→ TASK TO CARRY OUT:
All of the lines below are to be printed again exactly; images are excluded from the output.
□ □ □ □ □
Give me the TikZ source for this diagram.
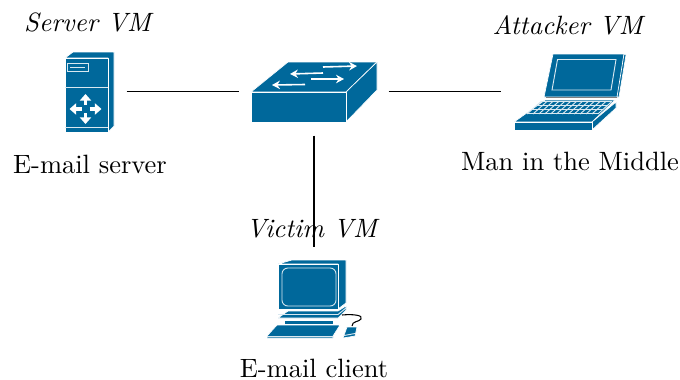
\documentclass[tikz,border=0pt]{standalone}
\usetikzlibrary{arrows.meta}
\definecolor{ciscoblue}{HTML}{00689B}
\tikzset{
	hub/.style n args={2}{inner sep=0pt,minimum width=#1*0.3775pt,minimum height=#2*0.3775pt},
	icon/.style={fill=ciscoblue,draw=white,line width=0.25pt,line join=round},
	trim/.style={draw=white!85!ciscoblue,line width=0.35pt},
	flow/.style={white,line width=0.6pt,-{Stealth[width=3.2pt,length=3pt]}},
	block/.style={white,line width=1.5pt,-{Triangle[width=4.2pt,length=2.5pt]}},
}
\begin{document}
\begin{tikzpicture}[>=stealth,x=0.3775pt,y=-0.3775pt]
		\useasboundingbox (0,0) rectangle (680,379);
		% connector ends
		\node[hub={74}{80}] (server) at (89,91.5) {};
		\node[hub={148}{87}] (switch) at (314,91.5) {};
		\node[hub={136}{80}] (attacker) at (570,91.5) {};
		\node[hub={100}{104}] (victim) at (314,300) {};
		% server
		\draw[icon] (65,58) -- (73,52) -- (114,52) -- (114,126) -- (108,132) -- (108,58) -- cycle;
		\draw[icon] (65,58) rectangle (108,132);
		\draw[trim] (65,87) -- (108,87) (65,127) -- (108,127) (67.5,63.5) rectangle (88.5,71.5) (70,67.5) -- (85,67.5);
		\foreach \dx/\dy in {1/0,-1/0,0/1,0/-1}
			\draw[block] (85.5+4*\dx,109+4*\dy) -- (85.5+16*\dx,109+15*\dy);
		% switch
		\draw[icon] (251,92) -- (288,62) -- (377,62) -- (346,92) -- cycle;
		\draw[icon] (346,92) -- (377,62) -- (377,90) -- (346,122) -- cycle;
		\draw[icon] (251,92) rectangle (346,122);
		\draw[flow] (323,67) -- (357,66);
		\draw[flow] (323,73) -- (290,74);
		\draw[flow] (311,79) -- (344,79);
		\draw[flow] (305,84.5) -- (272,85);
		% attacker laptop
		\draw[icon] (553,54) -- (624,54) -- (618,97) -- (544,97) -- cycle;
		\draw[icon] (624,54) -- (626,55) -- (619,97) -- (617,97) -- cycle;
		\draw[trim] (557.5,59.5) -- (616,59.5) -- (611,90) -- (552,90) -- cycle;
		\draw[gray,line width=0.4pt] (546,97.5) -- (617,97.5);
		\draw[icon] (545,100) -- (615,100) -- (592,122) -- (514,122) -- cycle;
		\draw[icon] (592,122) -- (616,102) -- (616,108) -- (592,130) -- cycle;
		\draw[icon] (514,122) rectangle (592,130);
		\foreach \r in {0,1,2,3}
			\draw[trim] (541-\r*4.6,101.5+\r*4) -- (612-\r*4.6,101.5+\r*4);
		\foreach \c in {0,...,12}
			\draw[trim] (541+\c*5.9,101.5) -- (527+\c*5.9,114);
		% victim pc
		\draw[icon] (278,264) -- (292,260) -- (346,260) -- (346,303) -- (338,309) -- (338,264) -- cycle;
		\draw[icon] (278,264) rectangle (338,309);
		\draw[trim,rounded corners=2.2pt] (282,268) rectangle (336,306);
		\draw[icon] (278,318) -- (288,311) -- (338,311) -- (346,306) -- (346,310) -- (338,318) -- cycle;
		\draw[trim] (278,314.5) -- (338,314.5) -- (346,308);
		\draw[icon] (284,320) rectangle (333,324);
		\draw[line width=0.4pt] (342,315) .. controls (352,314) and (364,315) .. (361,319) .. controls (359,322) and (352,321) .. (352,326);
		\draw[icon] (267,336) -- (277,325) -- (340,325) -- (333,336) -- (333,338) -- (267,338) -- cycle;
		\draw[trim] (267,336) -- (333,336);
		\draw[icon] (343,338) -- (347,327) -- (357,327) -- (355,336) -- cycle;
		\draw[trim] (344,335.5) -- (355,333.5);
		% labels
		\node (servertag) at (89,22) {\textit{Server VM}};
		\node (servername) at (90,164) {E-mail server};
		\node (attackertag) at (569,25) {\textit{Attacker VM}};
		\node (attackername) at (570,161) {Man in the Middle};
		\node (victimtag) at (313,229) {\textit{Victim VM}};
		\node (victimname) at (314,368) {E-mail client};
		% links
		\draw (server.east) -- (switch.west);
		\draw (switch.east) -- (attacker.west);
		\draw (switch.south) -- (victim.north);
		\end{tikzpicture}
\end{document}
□ □ □ □ □
→ PROBLEM SOLUTION:
Give me the TikZ source for this diagram.
\documentclass[tikz,border=0pt]{standalone}
\usetikzlibrary{arrows.meta}
\definecolor{ciscoblue}{HTML}{00689B}
\tikzset{
	hub/.style n args={2}{inner sep=0pt,minimum width=#1*0.3775pt,minimum height=#2*0.3775pt},
	icon/.style={fill=ciscoblue,draw=white,line width=0.25pt,line join=round},
	trim/.style={draw=white!85!ciscoblue,line width=0.35pt},
	flow/.style={white,line width=0.6pt,-{Stealth[width=3.2pt,length=3pt]}},
	block/.style={white,line width=1.5pt,-{Triangle[width=4.2pt,length=2.5pt]}},
}
\begin{document}
\begin{tikzpicture}[>=stealth,x=0.3775pt,y=-0.3775pt]
		\useasboundingbox (0,0) rectangle (680,379);
		% connector ends
		\node[hub={74}{80}] (server) at (89,91.5) {};
		\node[hub={148}{87}] (switch) at (314,91.5) {};
		\node[hub={136}{80}] (attacker) at (570,91.5) {};
		\node[hub={100}{104}] (victim) at (314,300) {};
		% server
		\draw[icon] (65,58) -- (73,52) -- (114,52) -- (114,126) -- (108,132) -- (108,58) -- cycle;
		\draw[icon] (65,58) rectangle (108,132);
		\draw[trim] (65,87) -- (108,87) (65,127) -- (108,127) (67.5,63.5) rectangle (88.5,71.5) (70,67.5) -- (85,67.5);
		\foreach \dx/\dy in {1/0,-1/0,0/1,0/-1}
			\draw[block] (85.5+4*\dx,109+4*\dy) -- (85.5+16*\dx,109+15*\dy);
		% switch
		\draw[icon] (251,92) -- (288,62) -- (377,62) -- (346,92) -- cycle;
		\draw[icon] (346,92) -- (377,62) -- (377,90) -- (346,122) -- cycle;
		\draw[icon] (251,92) rectangle (346,122);
		\draw[flow] (323,67) -- (357,66);
		\draw[flow] (323,73) -- (290,74);
		\draw[flow] (311,79) -- (344,79);
		\draw[flow] (305,84.5) -- (272,85);
		% attacker laptop
		\draw[icon] (553,54) -- (624,54) -- (618,97) -- (544,97) -- cycle;
		\draw[icon] (624,54) -- (626,55) -- (619,97) -- (617,97) -- cycle;
		\draw[trim] (557.5,59.5) -- (616,59.5) -- (611,90) -- (552,90) -- cycle;
		\draw[gray,line width=0.4pt] (546,97.5) -- (617,97.5);
		\draw[icon] (545,100) -- (615,100) -- (592,122) -- (514,122) -- cycle;
		\draw[icon] (592,122) -- (616,102) -- (616,108) -- (592,130) -- cycle;
		\draw[icon] (514,122) rectangle (592,130);
		\foreach \r in {0,1,2,3}
			\draw[trim] (541-\r*4.6,101.5+\r*4) -- (612-\r*4.6,101.5+\r*4);
		\foreach \c in {0,...,12}
			\draw[trim] (541+\c*5.9,101.5) -- (527+\c*5.9,114);
		% victim pc
		\draw[icon] (278,264) -- (292,260) -- (346,260) -- (346,303) -- (338,309) -- (338,264) -- cycle;
		\draw[icon] (278,264) rectangle (338,309);
		\draw[trim,rounded corners=2.2pt] (282,268) rectangle (336,306);
		\draw[icon] (278,318) -- (288,311) -- (338,311) -- (346,306) -- (346,310) -- (338,318) -- cycle;
		\draw[trim] (278,314.5) -- (338,314.5) -- (346,308);
		\draw[icon] (284,320) rectangle (333,324);
		\draw[line width=0.4pt] (342,315) .. controls (352,314) and (364,315) .. (361,319) .. controls (359,322) and (352,321) .. (352,326);
		\draw[icon] (267,336) -- (277,325) -- (340,325) -- (333,336) -- (333,338) -- (267,338) -- cycle;
		\draw[trim] (267,336) -- (333,336);
		\draw[icon] (343,338) -- (347,327) -- (357,327) -- (355,336) -- cycle;
		\draw[trim] (344,335.5) -- (355,333.5);
		% labels
		\node (servertag) at (89,22) {\textit{Server VM}};
		\node (servername) at (90,164) {E-mail server};
		\node (attackertag) at (569,25) {\textit{Attacker VM}};
		\node (attackername) at (570,161) {Man in the Middle};
		\node (victimtag) at (313,229) {\textit{Victim VM}};
		\node (victimname) at (314,368) {E-mail client};
		% links
		\draw (server.east) -- (switch.west);
		\draw (switch.east) -- (attacker.west);
		\draw (switch.south) -- (victim.north);
		\end{tikzpicture}
\end{document}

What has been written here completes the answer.